It only takes a look back to the period after the WWII for one to realize the world has achieved tremendous economic growth during those five decades after its conclusion. The period after the WWII was directed to economic growth that would lift the world from the consequences of the war destruction. And the period from 1945 to 1973 was the period of economic expansion and the Golden Age of Capitalism indeed. What followed after the 1973-1975 recession was a lower economic growth, but still a considerable one, at least for some countries.

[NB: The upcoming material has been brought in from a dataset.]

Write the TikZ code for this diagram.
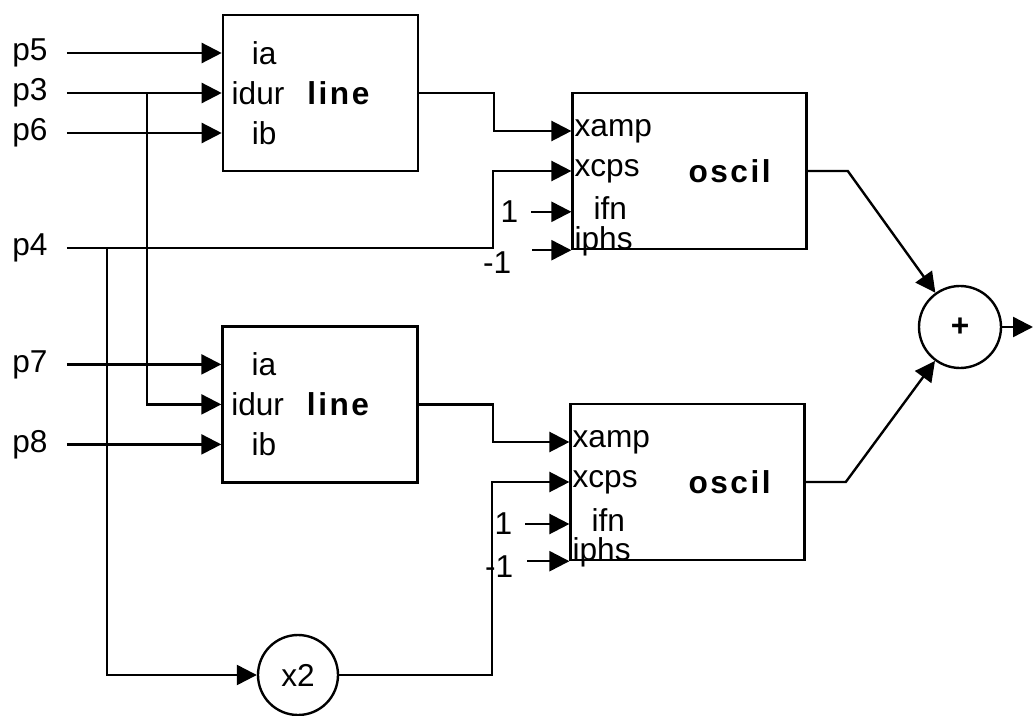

The global economic crisis that reached the peak in 2008 was a wake-up call for the world signalling that the economy that is based on growth, environmental destruction and social injustice cannot be a base for a sustainable and prosperous future.
Has the current economic model brought prosperity?
The world economy has been based on an intensive push for constant growth based on consumption, deregulation of financial system and depletion of limited resources. This model of economy proved to be unstable and unsustainable and has just brought prosperity to a tiny privileged group of people leaving a huge gap between the rich and the poor. According to The World Inequality Report 2018 issued by World Inequality Lab, ’’at the global level, inequality has risen sharply since 1980, despite strong growth in China’’. The model of modern economy has generated such a level of inequality that ’’the top 1% richest individuals in the World captured twice as much growth as the bottom 50% individuals since 1980’’. Moreover, the middle-class incomes in Western countries have been sluggish and stagnant since 1980. If prosperity, which is intrinsically linked with economic growth, has been delivered unequally then we can only conclude that the current economic model has failed us.There is no doubt that the current development models require an overhaul. But what needs to be done?
The policy proposals for a sustainable economy and a shared prosperity
The recent report Prosperity without growth? The transition to a sustainable economy published by Sustainable Development Commission, lays out 12 policy proposals that can facilitate the transition to a sustainable economy and that comprise the aspect of macroeconomy, social and human capital and protection of environment:
1.’’Developing macro-economic capability’’;
2.’’Investing in public assets and infrastructures’’;
3.’’Increasing financial and fiscal prudence’’;
4.’’Reforming macro-economic accounting’’;
5.’’Sharing the available work and improving the work-life balance’’;
6.’’Tackling systemic inequality’’;
7.’’Measuring capabilities and flourishing’’;
8.’’Strengthening human and social capital’’;
9.’’Reversing the culture of consumerism’’;
10.’’Imposing clearly defined resource/emissions caps’’;
11.’’ Implementing fiscal reform for sustainability’’;
12.’’Promoting technology transfer and international ecosystem protection.’’
Even though these policies may appear to be a bit idealistic, only a huge shift of the current practices can bring the world back on a right track to achieve what can be a sustainable and prosperous future for all. The words uttered by Barack Obama in 2008 are still relevant today: “I think all of us here today would acknowledge that we’ve lost that sense of shared prosperity.” And if we have any doubts about the changes needed in times of distress and inequality, we should ask ourselves: Can we say that prosperity is real if it is based on overconsumption, depletion of natural resources, degradation of environment and human rights? The response would probably be NO. It’s no easy for the world to turn its back to consumerism and embrace real human values, but it’s not impossible either; and then we may have a chance to achieve collective happiness, shared prosperity and sustainable economy.
*This blog post is based on the Prosperity without growth? The transition to a sustainable economy Report, published by the Sustainable Development Commission.